A correction could start when the Federal Reserve starts taking liquidity from the market, he said.
Kudrin added that over the last half year, oil prices had increased over 50% from $40 per barrel to $70 barrel despite of a drop in oil demand. He said that this contradictory tendency is taking place because of high liquidity, which has been injected in to the economy by central banks. He said that this liquidity "has not landed in the real sector and had gone to commodities groups as an investment saving instrument." Therefore, Kudrin concluded that the current oil price is "overheated".
He added: "In three months or six months, when the Federal Reserve System begins to pull liquidity off the market, the signs of inflation will only start to appear. We will have a correction in [oil] prices."
Kudrin said that, starting from 2013, Russia could start living at a price of $50 per barrel in like-for-like prices. "I think this would be the average long-term price," he said.

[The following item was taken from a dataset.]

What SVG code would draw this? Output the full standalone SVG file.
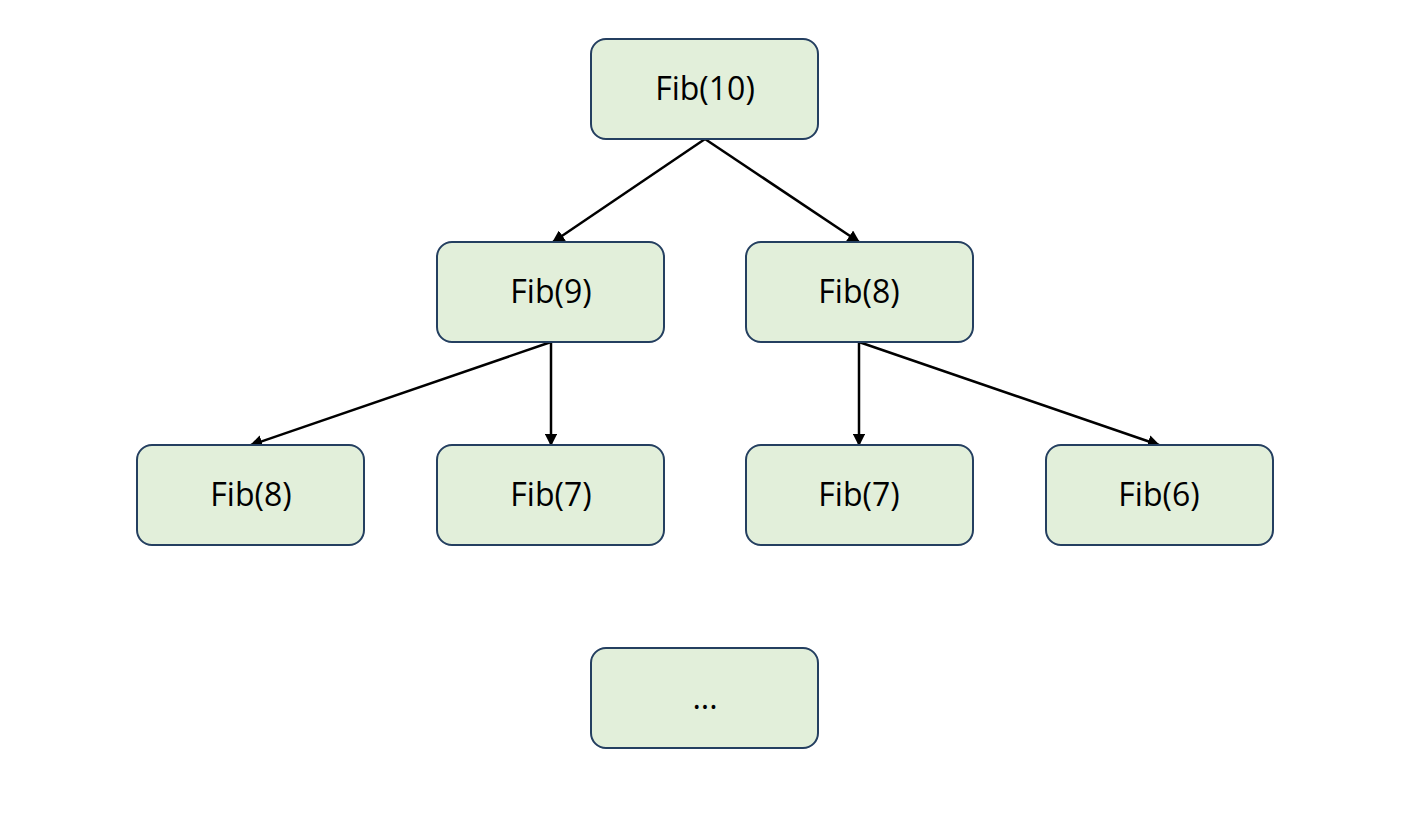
<svg xmlns="http://www.w3.org/2000/svg" width="1420" height="827" viewBox="0 0 1420 827">
  <style>
    .box { fill: #E2EFDA; stroke: #243F60; stroke-width: 2; }
    .lbl { font-family: "Open Sans", "Liberation Sans", sans-serif; font-size: 32px; fill: #000; text-anchor: middle; dominant-baseline: central; }
    .edge { stroke: #000; stroke-width: 2.5; fill: none; marker-end: url(#arrow); }
  </style>
  <defs>
    <marker id="arrow" viewBox="0 0 10 10" refX="9" refY="5" markerWidth="5" markerHeight="5" orient="auto" markerUnits="strokeWidth">
      <path d="M0,0 L10,5 L0,10 z" fill="#000"/>
    </marker>
  </defs>
  <rect width="1420" height="827" fill="#fff"/>

  <g id="connectors">
    <line class="edge" x1="705" y1="139" x2="553" y2="242"/>
    <line class="edge" x1="705" y1="139" x2="859" y2="242"/>
    <line class="edge" x1="551" y1="342" x2="251" y2="445"/>
    <line class="edge" x1="551" y1="342" x2="551" y2="445"/>
    <line class="edge" x1="859" y1="342" x2="859" y2="445"/>
    <line class="edge" x1="859" y1="342" x2="1159" y2="445"/>
  </g>

  <g id="fib10">
    <rect class="box" x="591" y="39" width="227" height="100" rx="15"/>
    <text class="lbl" x="705" y="87">Fib(10)</text>
  </g>
  <g id="fib9">
    <rect class="box" x="437" y="242" width="227" height="100" rx="15"/>
    <text class="lbl" x="551" y="290">Fib(9)</text>
  </g>
  <g id="fib8-a">
    <rect class="box" x="746" y="242" width="227" height="100" rx="15"/>
    <text class="lbl" x="859" y="290">Fib(8)</text>
  </g>
  <g id="fib8-b">
    <rect class="box" x="137" y="445" width="227" height="100" rx="15"/>
    <text class="lbl" x="251" y="493">Fib(8)</text>
  </g>
  <g id="fib7-a">
    <rect class="box" x="437" y="445" width="227" height="100" rx="15"/>
    <text class="lbl" x="551" y="493">Fib(7)</text>
  </g>
  <g id="fib7-b">
    <rect class="box" x="746" y="445" width="227" height="100" rx="15"/>
    <text class="lbl" x="859" y="493">Fib(7)</text>
  </g>
  <g id="fib6">
    <rect class="box" x="1046" y="445" width="227" height="100" rx="15"/>
    <text class="lbl" x="1159" y="493">Fib(6)</text>
  </g>
  <g id="more">
    <rect class="box" x="591" y="648" width="227" height="100" rx="15"/>
    <text class="lbl" x="705" y="696">...</text>
  </g>
</svg>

Kudrin said that over the next three year "we will live at $57-$60 a barrel," stressing that "this price nonetheless remains a risk."
In oil prices are at $58-$59 per barrel in the next two years as the government has predicted, the change in price compared to the current level will not have a major impact on stock indices, he said.
"[Oil prices] have already corrected. Investors are already factoring in the risk of oil price volatility," he said, adding that this is precisely why the recent drop in prices from $74 per barrel to $66 per barrel had virtually no effect on global stock indices.